# Help! I want to save my marriage



## Juan (Jun 7, 2012)

I love my wife. She is the best thing that has happened to me and I don't see myself with another person for the rest of my life. She is just incredible. I was addicted to porn a couple of years ago and i thought i was past that phase of my life but last night i failed to control myself and once again I destroyed all the trust that she had in me. I think she wants to give up on me and i'm scared because i do not want to loose her. I lover her and the last thing i want her to think is that she is not good enough for me. I realized now that this addiction can reappear and i don't want it in my life again. I'm seeking help and counseling but my wife seems not to be very motivated to help me again.

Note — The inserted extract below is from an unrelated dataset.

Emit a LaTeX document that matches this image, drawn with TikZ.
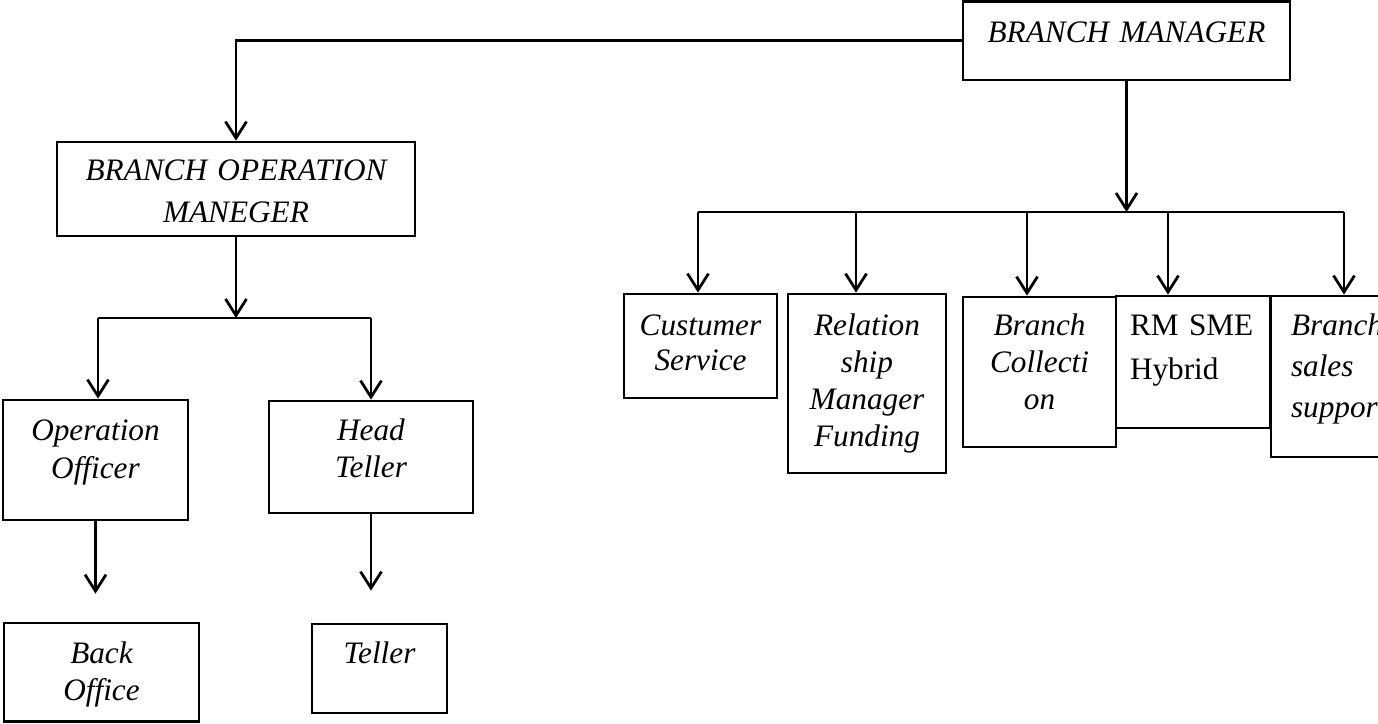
\documentclass[tikz,border=0pt]{standalone}
\usepackage{fontspec}
\setmainfont{Liberation Serif}
\usepackage{tikz}
\usetikzlibrary{arrows.meta}
\usetikzlibrary{calc}

\begin{document}
\begin{tikzpicture}[x=0.4pt,y=-0.4pt,line width=1.1pt,>={Straight Barb[length=6.6pt,width=8.4pt]},
  box/.style={draw,inner sep=0pt,anchor=base,align=center,font=\fontsize{12.5}{14.8}\selectfont\itshape}]
\clip (0,0) rectangle (1378,723);
\node [box,text width=130.8pt,text height=16.2pt,text depth=15.2pt] (bm) at (1126.5,42) {BRANCH MANAGER};
\node [box,text width=143.2pt,text height=15.2pt,text depth=22.4pt,font=\fontsize{12.5}{16.8}\selectfont\itshape] (bom) at (236,180) {BRANCH OPERATION\\MANEGER};
\node [box,text width=74pt,text height=16pt,text depth=32pt,font=\fontsize{12.5}{15.2}\selectfont\itshape] (oo) at (95.5,440) {Operation\\Officer};
\node [box,text width=81.6pt,text height=15.6pt,text depth=29.2pt] (ht) at (371,440) {Head\\Teller};
\node [box,text width=78pt,text height=16pt,text depth=23.4pt] (bo) at (101.5,663) {Back\\Office};
\node [box,text width=54pt,text height=15.6pt,text depth=20pt] (tel) at (379.5,663) {Teller};
\node [box,text width=61.2pt,text height=16.4pt,text depth=25.2pt,font=\fontsize{12.5}{14}\selectfont\itshape] (cs) at (700.5,335) {Custumer\\Service};
\node [box,text width=63.2pt,text height=16.4pt,text depth=55.2pt] (rmf) at (867,335) {Relation\\ship\\Manager\\Funding};
\node [box,text width=61.2pt,text height=15.2pt,text depth=44.8pt] (bc) at (1039.5,335) {Branch\\Collecti\\on};
\node [box,align=left,inner xsep=5.6pt,text width=50.4pt,text height=15.6pt,text depth=37.2pt,font=\fontsize{12.5}{17.6}\selectfont] (rms) at (1193,335) {RM SME\\Hybrid};
\node [box,align=left,inner xsep=8pt,text width=42.4pt,text height=15.6pt,text depth=48.8pt,font=\fontsize{12.5}{16.4}\selectfont\itshape] (bss) at (1344,335) {Branch\\sales\\support};
\coordinate (busL) at (98,318);
\coordinate (busR) at (698,212);
\draw [->] (bm.west) -| (bom.north);
\draw [->] (bm.south) -- (bm.south |- busR);
\draw (busR) -- (1344,212);
\foreach \x/\n in {698/cs,856/rmf,1027/bc,1168/rms,1344/bss}
{
  \coordinate (d\n) at (\x,212);
  \draw [->] (d\n) -- (d\n |- \n.north);
}
\draw [->] (bom.south) -- (bom.south |- busL);
\draw (busL) -- (busL -| ht.north);
\draw [->] (busL) -- (busL |- oo.north);
\draw [->] (busL -| ht.north) -- (ht.north);
\draw [->,shorten >=11.2pt] (oo.south) -- (oo.south |- bo.north);
\draw [->,shorten >=12.8pt] (ht.south) -- (ht.south |- tel.north);
\end{tikzpicture}
\end{document}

She is very frustrated and I understand her, i don't blame her. I am ashamed, frustrated and angry with myself for having failed her again. I want to do everything i can so this doesn't happen again and I certainly don't want to end my marriage, but I thing she is giving up on me. I have never seen her so frustrated with me and I'm scared to death of loosing her.

Help


----------



## jenniferswe (Apr 23, 2012)

Have her go to counseling with you if you can. This way she will know you are getting help.


----------



## lamaga (May 8, 2012)

Honestly, Juan, I don't see that one incidence of a man looking at porn is a marriage-breaking event, but I also don't know the details of your addiction.

I wish you well.


----------



## iheartlife (Apr 4, 2012)

Juan said:


> I love my wife. She is the best thing that has happened to me and I don't see myself with another person for the rest of my life. She is just incredible. I was addicted to porn a couple of years ago and i thought i was past that phase of my life but last night i failed to control myself and once again I destroyed all the trust that she had in me. I think she wants to give up on me and i'm scared because i do not want to loose her. I lover her and the last thing i want her to think is that she is not good enough for me. I realized now that this addiction can reappear and i don't want it in my life again. I'm seeking help and counseling but my wife seems not to be very motivated to help me again. She is very frustrated and I understand her, i don't blame her. I am ashamed, frustrated and angry with myself for having failed her again. I want to do everything i can so this doesn't happen again and I certainly don't want to end my marriage, but I thing she is giving up on me. I have never seen her so frustrated with me and I'm scared to death of loosing her.
> 
> Help


When you say you were addicted to porn, what do you mean? 

How many hours a day did you look at porn when you were addicted?

Is your current counselor trained in porn addiction?

And out of curiosity, do you surf the Internet a lot for fun (not porn related, just in general)?


----------